A second year of rising wage costs worries council member Karl Nurse. Hiring 12 police officers and 18 firefighters last year helped drive a 9 percent increase citywide in salaries and wages. This year, labor costs are projected to rise at least another 3.5 percent to $114.5 million — the largest slice of the city's general fund, which pays for day-to-day operations.
This year, the general fund is projected to need between $231 million and $236 million. The overall estimated budget, including water and other enterprise funds, comes to $507 million. By city charter, Kriseman must submit a balanced budget by July 15. Final council approval is scheduled for Sept. 22.
If city workers get a 3 percent raise as they did last year, costs rise even more, he said.
Nurse expressed surprise earlier this month in a budget workshop when it was mistakenly stated that the city's labor costs were rising another 9 percent this year. That increase was later downsized, but even the budgeted increase of 3.5 percent is unsustainable, Nurse said.

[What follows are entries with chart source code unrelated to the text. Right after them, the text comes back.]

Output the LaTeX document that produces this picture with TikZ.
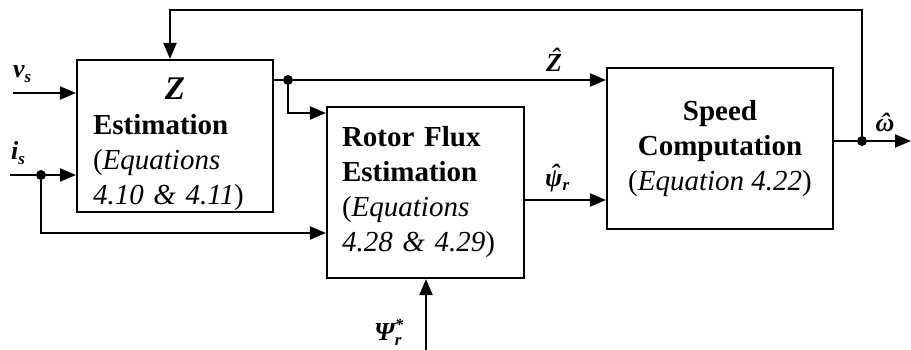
\documentclass[tikz,border=0pt]{standalone}
\usepackage{fontspec}
\setmainfont{Liberation Serif}
\usetikzlibrary{arrows.meta}
\newcommand\hatacc[1]{\accent"02C6 #1}
\newcommand\sublbl[1]{\raisebox{-5pt}{\fontsize{17}{17}\selectfont #1}}
\tikzset{
  blk/.style={draw, line width=2.2pt, inner sep=0pt, font=\fontsize{29}{35}\selectfont},
  con/.style={line width=2.2pt, -{Triangle[length=16pt,width=13pt]}},
  ln/.style={line width=2.2pt},
  dotc/.style={circle, fill, inner sep=0pt, minimum size=10pt},
  lbl/.style={inner sep=0pt, font=\fontsize{26}{28}\selectfont\bfseries\itshape},
}
\begin{document}
\begin{tikzpicture}[x=1pt,y=-1pt]
\useasboundingbox (0,0) rectangle (911,350);
% blocks
\node[blk, minimum width=196pt, minimum height=152pt, text width=164pt, align=left] (zb) at (175,136)
  {\null\hfill\rule{0pt}{38pt}{\fontsize{33}{35}\selectfont\textbf{\textit{Z}}}\hfill\null\\ \textbf{Estimation}\\ (\textit{Equations}\\ \textit{4.10 \& 4.11})};
\node[blk, minimum width=197pt, minimum height=171pt, text width=167pt, align=left] (rb) at (425.5,192.5)
  {\textbf{Rotor Flux}\\ \textbf{Estimation}\\ (\textit{Equations}\\ \textit{4.28 \& 4.29})};
\node[blk, minimum width=226pt, minimum height=161pt, align=center] (sb) at (720,148.5)
  {\textbf{Speed}\\ \textbf{Computation}\\ (\textit{Equation 4.22})};
% free ends
\coordinate (vin) at (13,93);
\coordinate (iin) at (10,175);
\coordinate (psin) at (426,350);
\coordinate (wout) at (911,141);
\coordinate (fbtop) at (170,10);
% junctions
\node[dotc] (idot) at (41,175) {};
\node[dotc] (zdot) at (288,80) {};
\node[dotc] (wdot) at (862,141) {};
\coordinate (idn) at (41,233);
\coordinate (zdn) at (288,113);
% connectors
\draw[con] (vin) -- (vin -| zb.west);
\draw[ln] (iin) -- (idot);
\draw[con] (idot) -- (idot -| zb.west);
\draw[con] (idot) -- (idn) -- (idn -| rb.west);
\draw[ln] (zdot -| zb.east) -- (zdot);
\draw[con] (zdot) -- (zdot -| sb.west);
\draw[con] (zdot) -- (zdn) -- (zdn -| rb.west);
\draw[con] (rb.east |- 0,200) -- (sb.west |- 0,200);
\draw[con] (psin) -- (psin |- rb.south);
\draw[ln] (sb.east |- wdot) -- (wdot);
\draw[con] (wdot) -- (wout);
\draw[con] (wdot) -- (wdot |- fbtop) -- (fbtop) -- (fbtop |- zb.north);
% labels
\node[lbl, anchor=base west] (lv) at (13,78) {v\sublbl{s}};
\node[lbl, anchor=base west] (li) at (11,160) {i\sublbl{s}};
\node[lbl, anchor=base] (lz) at (554,72) {\hatacc{Z}};
\node[lbl, anchor=base west] (lp) at (545,186) {\hatacc{ψ}\sublbl{r}};
\node[lbl, anchor=base] (lw) at (885,132) {\hatacc{ω}};
\node[lbl, anchor=base west] (lps) at (374,340) {Ψ\rlap{\raisebox{10pt}{\fontsize{17}{17}\selectfont *}}\sublbl{r}};
\end{tikzpicture}
\end{document}
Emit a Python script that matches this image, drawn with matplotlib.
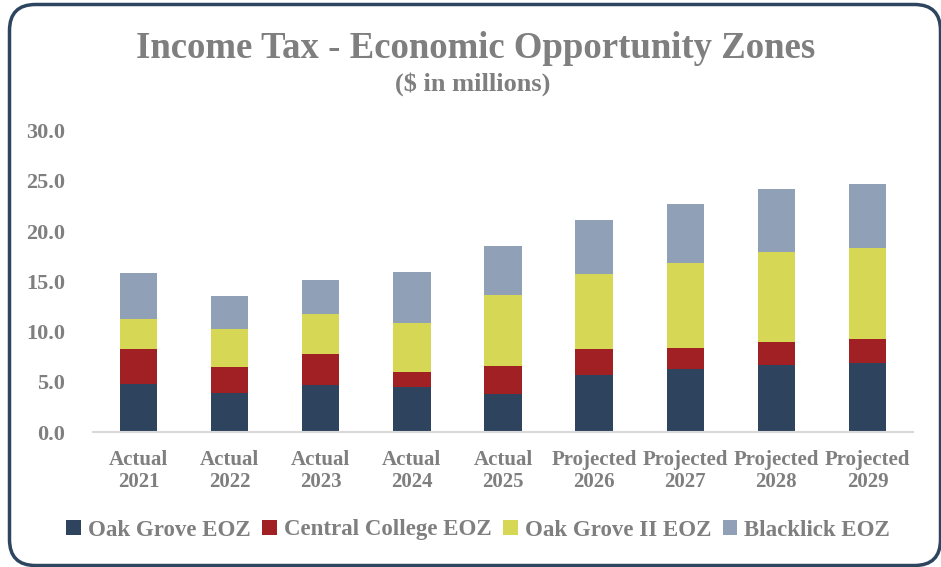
import matplotlib
matplotlib.use("Agg")
import matplotlib.pyplot as plt
import numpy as np
from matplotlib.patches import FancyBboxPatch, Patch
from matplotlib.transforms import IdentityTransform

# values ($ in millions)
years = ["Actual\n2021", "Actual\n2022", "Actual\n2023", "Actual\n2024", "Actual\n2025",
         "Projected\n2026", "Projected\n2027", "Projected\n2028", "Projected\n2029"]
oak_grove = [4.8, 3.9, 4.7, 4.5, 3.8, 5.7, 6.3, 6.7, 6.9]
central_college = [3.5, 2.6, 3.1, 1.5, 2.8, 2.6, 2.1, 2.3, 2.4]
oak_grove_ii = [2.9, 3.7, 3.9, 4.8, 7.0, 7.4, 8.4, 8.9, 9.0]
blacklick = [4.6, 3.3, 3.4, 5.1, 4.9, 5.4, 5.9, 6.3, 6.4]

series_names = ["Oak Grove EOZ", "Central College EOZ", "Oak Grove II EOZ", "Blacklick EOZ"]
colors = ["#2D435E", "#A02024", "#D7D756", "#8FA0B7"]
gray = "#7F7F7F"

plt.rcParams['font.family'] = ['Liberation Serif', 'DejaVu Serif']
plt.rcParams['font.weight'] = 'bold'

fig = plt.figure(figsize=(9.41, 5.67), dpi=100)
ax = fig.add_axes([93 / 941, 135 / 567, 820 / 941, 301.5 / 567])

x = np.arange(len(years))
bottom = np.zeros(len(years))
for vals, col in zip([oak_grove, central_college, oak_grove_ii, blacklick], colors):
    ax.bar(x, vals, width=0.41, bottom=bottom, color=col, zorder=2)
    bottom += np.array(vals)

ax.set_xlim(-0.5, 8.5)
ax.set_ylim(0, 30)
ax.set_yticks(np.arange(0, 31, 5))
ax.set_yticklabels([f"{v:.1f}" for v in np.arange(0, 31, 5)])
ax.set_xticks(x)
ax.set_xticklabels(years, linespacing=1.1)
ax.tick_params(axis='y', length=0, pad=20, labelsize=16, labelcolor=gray)
ax.tick_params(axis='x', length=0, pad=13, labelsize=15, labelcolor=gray)
for s in ['top', 'right', 'left']:
    ax.spines[s].set_visible(False)
ax.spines['bottom'].set_color('#D9D9D9')
ax.spines['bottom'].set_linewidth(1.5)

fig.text(0.505, 1 - 48 / 567, "Income Tax - Economic Opportunity Zones",
         ha='center', va='center', fontsize=26.5, color=gray, fontweight='bold')
fig.text(0.502, 1 - 84 / 567, "($ in millions)",
         ha='center', va='center', fontsize=19, color=gray, fontweight='bold')

handles = [Patch(facecolor=c, edgecolor='none') for c in colors]
fig.legend(handles, series_names, loc='center', bbox_to_anchor=(0.508, 1 - 530 / 567),
           ncol=4, frameon=False, fontsize=16.5, labelcolor=gray,
           handlelength=0.65, handleheight=0.65, handletextpad=0.3, columnspacing=0.5)

border = FancyBboxPatch((9.5, 1.5), 931, 561, boxstyle="round,pad=0,rounding_size=26",
                        transform=IdentityTransform(), facecolor='none',
                        edgecolor='#2E4560', linewidth=2.5)
fig.patches.append(border)

fig.savefig("out.png", dpi=100)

"You can't do this thing year after year," he said.
In the private sector, Nurse said, raises are paid for with increased productivity. He'd like to see more technologically-driven savings, greater energy efficiency or other cost-saving measures.
But he hasn't seen much of that kind of thing yet.
"One of the downsides of having more money is that pressure lessens," Nurse said.
All three city unions — police, fire and city workers — will negotiate new contracts. In recent years, those negotiations have often dragged past the budget approvals. And Rick Smith, chief of staff for the Florida Public Service Union, which counts 1,600 members among city workers, says that the 300 professionals represented by the union went five years without raises during the lean years. Blue-collar workers went two years, he said.
Raises would "partially catch-up" for those lost years, but also would help city workers cope with rapidly rising rents in the city, he said.
And the city can afford it, Smith said.
"It's totally normal and manageable for the city budget," he said.